Está na ordem dos dias e parece que nada detém o desequilíbrio. Estiagem e cheias. Na Amazônia, incêndios florestais, seca intensa, navegação difícil e falta de água potável. No sul, a chuva e o vento quando chegam não são nada amenos. Alguma coisa está fora da ordem, com certeza. Ou tudo?
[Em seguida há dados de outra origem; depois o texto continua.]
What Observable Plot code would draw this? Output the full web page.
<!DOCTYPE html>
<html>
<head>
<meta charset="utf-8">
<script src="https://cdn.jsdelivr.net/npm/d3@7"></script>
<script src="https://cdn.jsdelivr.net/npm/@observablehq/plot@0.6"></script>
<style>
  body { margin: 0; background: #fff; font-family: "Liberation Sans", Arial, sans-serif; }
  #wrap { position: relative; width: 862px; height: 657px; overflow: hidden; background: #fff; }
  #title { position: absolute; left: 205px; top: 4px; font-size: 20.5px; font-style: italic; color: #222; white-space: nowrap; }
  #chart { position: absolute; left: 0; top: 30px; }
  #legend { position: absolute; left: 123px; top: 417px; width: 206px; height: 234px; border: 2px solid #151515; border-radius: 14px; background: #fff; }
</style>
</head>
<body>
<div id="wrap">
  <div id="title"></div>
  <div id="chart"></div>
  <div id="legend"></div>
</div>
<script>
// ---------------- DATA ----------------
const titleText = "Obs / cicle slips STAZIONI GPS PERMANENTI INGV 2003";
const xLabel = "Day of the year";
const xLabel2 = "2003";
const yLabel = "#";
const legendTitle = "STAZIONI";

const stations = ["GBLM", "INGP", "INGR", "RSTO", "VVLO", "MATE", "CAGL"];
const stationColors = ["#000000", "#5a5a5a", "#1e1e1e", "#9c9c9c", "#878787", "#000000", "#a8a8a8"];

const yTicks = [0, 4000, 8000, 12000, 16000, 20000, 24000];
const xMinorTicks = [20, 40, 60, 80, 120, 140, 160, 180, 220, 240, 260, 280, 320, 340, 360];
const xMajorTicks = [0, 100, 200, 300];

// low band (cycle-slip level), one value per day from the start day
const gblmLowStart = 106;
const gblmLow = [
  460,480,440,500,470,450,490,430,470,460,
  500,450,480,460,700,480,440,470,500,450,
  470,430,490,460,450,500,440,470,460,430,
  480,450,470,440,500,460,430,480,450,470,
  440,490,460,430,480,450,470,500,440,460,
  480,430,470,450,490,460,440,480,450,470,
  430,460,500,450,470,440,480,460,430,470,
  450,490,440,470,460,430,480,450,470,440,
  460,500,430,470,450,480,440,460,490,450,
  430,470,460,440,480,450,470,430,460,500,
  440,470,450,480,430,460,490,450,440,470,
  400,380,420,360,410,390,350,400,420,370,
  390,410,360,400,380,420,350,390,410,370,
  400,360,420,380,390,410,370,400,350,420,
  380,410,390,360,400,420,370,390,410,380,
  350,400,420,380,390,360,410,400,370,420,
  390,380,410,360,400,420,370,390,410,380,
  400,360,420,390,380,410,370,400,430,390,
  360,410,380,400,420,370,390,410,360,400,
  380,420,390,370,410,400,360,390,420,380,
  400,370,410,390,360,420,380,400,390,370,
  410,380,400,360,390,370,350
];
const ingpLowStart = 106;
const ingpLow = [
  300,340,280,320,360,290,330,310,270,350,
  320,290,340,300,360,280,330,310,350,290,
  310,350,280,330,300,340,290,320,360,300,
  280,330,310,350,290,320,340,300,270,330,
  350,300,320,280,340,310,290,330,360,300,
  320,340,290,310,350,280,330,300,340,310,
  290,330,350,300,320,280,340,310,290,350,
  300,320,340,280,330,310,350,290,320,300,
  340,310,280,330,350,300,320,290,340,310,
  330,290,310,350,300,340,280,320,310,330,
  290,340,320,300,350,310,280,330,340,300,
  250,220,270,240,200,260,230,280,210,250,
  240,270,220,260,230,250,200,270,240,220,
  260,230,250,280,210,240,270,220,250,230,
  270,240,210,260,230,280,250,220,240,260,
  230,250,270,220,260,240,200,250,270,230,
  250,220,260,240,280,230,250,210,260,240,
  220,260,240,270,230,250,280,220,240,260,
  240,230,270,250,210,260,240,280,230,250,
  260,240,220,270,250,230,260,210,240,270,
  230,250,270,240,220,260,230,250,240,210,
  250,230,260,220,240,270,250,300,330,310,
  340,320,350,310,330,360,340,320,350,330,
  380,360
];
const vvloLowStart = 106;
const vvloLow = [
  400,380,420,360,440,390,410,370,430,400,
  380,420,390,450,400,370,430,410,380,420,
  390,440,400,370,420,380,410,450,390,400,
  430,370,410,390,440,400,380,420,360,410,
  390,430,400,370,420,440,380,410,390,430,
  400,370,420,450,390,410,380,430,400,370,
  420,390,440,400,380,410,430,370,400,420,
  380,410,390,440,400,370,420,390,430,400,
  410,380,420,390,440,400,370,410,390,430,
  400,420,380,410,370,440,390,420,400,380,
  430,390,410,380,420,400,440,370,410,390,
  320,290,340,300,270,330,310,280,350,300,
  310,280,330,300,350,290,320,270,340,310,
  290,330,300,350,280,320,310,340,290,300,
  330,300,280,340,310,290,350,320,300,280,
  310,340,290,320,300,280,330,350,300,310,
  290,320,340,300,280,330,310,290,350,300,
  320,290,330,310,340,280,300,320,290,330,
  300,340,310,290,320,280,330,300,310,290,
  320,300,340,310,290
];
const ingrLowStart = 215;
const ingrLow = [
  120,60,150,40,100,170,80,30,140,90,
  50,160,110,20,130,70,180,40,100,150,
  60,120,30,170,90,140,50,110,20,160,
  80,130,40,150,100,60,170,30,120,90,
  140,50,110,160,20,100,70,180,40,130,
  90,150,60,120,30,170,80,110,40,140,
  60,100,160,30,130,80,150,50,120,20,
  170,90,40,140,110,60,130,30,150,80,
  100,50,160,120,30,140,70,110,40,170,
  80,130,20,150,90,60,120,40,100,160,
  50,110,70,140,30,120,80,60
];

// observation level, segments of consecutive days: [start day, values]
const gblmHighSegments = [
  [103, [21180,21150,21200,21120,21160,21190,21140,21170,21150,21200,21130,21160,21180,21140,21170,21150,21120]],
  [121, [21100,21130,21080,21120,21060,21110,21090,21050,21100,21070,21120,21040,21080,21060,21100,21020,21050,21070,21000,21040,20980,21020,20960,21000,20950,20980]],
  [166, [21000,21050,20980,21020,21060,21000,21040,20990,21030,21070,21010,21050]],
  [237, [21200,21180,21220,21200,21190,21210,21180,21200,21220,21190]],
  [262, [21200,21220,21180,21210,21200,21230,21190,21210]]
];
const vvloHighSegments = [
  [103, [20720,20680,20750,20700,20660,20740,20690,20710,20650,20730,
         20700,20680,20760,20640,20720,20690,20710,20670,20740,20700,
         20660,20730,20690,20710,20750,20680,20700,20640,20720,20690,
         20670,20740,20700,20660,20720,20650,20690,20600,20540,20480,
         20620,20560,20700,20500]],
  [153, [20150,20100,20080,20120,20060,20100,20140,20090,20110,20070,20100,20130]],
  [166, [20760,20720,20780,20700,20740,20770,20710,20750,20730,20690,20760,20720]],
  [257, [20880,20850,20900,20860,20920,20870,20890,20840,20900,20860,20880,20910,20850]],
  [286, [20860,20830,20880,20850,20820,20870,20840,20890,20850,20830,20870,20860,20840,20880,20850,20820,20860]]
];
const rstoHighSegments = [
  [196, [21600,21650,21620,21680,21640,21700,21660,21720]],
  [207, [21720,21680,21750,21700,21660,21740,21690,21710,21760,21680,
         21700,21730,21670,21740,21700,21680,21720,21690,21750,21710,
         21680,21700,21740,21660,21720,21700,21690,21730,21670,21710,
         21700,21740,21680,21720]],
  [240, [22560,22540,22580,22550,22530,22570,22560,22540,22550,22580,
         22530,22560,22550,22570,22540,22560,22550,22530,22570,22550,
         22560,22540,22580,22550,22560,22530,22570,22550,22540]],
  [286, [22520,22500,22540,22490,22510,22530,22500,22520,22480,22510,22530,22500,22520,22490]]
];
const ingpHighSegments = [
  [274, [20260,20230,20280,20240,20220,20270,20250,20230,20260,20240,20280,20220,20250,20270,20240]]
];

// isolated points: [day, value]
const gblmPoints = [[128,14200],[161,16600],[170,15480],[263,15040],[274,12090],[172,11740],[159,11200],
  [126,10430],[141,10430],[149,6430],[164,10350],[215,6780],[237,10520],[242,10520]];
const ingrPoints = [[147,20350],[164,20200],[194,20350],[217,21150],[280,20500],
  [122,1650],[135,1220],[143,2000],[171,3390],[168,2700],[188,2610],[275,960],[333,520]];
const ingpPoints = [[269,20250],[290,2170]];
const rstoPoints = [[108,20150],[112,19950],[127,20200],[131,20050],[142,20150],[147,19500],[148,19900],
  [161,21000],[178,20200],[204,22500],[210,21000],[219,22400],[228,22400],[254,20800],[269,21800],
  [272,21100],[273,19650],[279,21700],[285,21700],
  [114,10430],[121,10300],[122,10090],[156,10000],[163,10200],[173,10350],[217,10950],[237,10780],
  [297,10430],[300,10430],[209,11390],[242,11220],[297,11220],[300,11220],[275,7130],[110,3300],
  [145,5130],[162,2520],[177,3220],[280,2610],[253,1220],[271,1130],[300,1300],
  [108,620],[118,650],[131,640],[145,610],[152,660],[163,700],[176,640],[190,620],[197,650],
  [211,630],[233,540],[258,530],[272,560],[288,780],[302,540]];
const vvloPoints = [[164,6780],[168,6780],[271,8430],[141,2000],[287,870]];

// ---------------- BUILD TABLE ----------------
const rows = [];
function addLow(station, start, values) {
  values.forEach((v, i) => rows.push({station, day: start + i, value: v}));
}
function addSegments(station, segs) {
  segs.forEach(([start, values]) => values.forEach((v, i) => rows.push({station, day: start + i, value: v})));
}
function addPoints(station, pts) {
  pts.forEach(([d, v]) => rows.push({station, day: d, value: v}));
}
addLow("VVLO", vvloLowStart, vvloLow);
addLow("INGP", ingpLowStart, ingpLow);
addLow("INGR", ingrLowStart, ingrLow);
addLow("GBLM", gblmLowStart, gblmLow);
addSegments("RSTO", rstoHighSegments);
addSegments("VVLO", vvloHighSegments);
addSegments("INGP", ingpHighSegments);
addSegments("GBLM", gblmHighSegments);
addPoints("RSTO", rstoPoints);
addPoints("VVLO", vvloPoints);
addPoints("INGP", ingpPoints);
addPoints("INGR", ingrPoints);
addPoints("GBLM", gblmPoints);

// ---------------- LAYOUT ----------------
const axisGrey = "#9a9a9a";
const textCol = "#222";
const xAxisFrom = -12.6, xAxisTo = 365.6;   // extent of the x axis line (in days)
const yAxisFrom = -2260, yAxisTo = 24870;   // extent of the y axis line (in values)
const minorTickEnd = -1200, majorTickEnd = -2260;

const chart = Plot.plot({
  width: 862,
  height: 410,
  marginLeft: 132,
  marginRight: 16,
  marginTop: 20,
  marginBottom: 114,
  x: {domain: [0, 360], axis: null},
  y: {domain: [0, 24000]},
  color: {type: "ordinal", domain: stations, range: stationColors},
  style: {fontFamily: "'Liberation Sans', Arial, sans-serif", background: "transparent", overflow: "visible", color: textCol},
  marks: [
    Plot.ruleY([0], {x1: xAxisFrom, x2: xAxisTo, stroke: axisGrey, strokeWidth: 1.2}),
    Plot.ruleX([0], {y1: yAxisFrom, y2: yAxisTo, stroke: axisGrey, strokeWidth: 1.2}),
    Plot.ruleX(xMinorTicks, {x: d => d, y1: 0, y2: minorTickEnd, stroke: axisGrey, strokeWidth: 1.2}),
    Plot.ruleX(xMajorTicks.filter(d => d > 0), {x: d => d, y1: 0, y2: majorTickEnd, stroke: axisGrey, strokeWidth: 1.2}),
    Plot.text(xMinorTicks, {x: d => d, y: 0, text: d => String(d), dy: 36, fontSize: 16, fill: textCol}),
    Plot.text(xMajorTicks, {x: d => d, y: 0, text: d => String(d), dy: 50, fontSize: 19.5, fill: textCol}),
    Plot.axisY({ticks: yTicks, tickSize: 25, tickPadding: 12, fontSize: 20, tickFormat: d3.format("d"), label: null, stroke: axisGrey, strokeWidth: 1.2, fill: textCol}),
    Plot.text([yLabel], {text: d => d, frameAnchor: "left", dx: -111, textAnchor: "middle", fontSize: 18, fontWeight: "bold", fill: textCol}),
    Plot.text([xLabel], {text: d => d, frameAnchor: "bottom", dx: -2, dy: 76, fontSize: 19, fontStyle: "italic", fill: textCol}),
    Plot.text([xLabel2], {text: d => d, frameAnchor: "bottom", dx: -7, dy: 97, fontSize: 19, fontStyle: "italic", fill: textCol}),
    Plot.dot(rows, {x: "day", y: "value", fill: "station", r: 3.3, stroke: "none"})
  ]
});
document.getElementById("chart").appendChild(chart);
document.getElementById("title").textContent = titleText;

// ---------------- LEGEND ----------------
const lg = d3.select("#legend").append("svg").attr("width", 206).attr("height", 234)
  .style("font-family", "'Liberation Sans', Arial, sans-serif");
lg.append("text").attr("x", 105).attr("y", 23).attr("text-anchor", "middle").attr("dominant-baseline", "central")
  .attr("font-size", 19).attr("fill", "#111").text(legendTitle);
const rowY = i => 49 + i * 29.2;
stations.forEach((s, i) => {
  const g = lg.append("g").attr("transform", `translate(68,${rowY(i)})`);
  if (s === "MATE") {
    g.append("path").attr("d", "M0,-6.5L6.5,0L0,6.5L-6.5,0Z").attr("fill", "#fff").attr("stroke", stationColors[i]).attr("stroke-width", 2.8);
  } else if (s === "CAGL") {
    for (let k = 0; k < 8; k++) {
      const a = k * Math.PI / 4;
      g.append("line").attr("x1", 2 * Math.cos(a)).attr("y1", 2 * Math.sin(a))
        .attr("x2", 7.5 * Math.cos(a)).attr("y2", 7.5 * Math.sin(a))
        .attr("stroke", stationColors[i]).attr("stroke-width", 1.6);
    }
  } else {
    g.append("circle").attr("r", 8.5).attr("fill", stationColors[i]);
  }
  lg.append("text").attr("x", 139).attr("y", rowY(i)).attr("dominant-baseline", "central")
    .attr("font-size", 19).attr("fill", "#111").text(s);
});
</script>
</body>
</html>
A violência, a miséria, a injustiça social, a impunidade e os abusos ocupam as manchetes cotidianas. O desequilíbrio parece estar impregnado na nossa pele. Dói, mas já não nos espantamos. Nossos olhos estão habituados com o desespero de alguns olhares e a apatia de milhares de rostos. Nossos ouvidos não estranham o atordoamento de algumas vozes e o silêncio de outras. Nossa boca acostumou-se a dizer o óbvio, a repetir frases feitas. Ou calar. Nosso corpo absorve o cansaço dos corpos famintos e desesperançados que cruzam as ruas em busca de quase nada. Nossa consciência, às vezes, lateja, mas logo arruma um jeito de amortecer.
Já não resistimos ao menor contratempo. Já não temos quase fôlego. Sonhamos com o amanhã de braços cruzados. Teorizamos, é verdade. Satisfazemos nossos egos com discursos brilhantes. Mergulhamos nas causas além de nós, debruçados nas nossas janelas, enquanto disfarçamos a implacável impotência que nos assalta. Estamos embrutecidos diante de tanta impossibilidade e nos escondemos na teoria. Só conseguimos chegar até a janela, de onde vemos tudo, passiva e dolorosamente.
E para encerrar, dias atrás ouvi de um bando de “machos”, que passou em um carro barulhento, enquanto eu esperava a sinaleira abrir para atravessar a Rua Doutor Timóteo, na esquina com a Rua Marquês do Pombal, em Porto Alegre: “Levanta do chão, senão vamos passar por cima!”.
Precisamos mesmo recuperar a delicadeza perdida.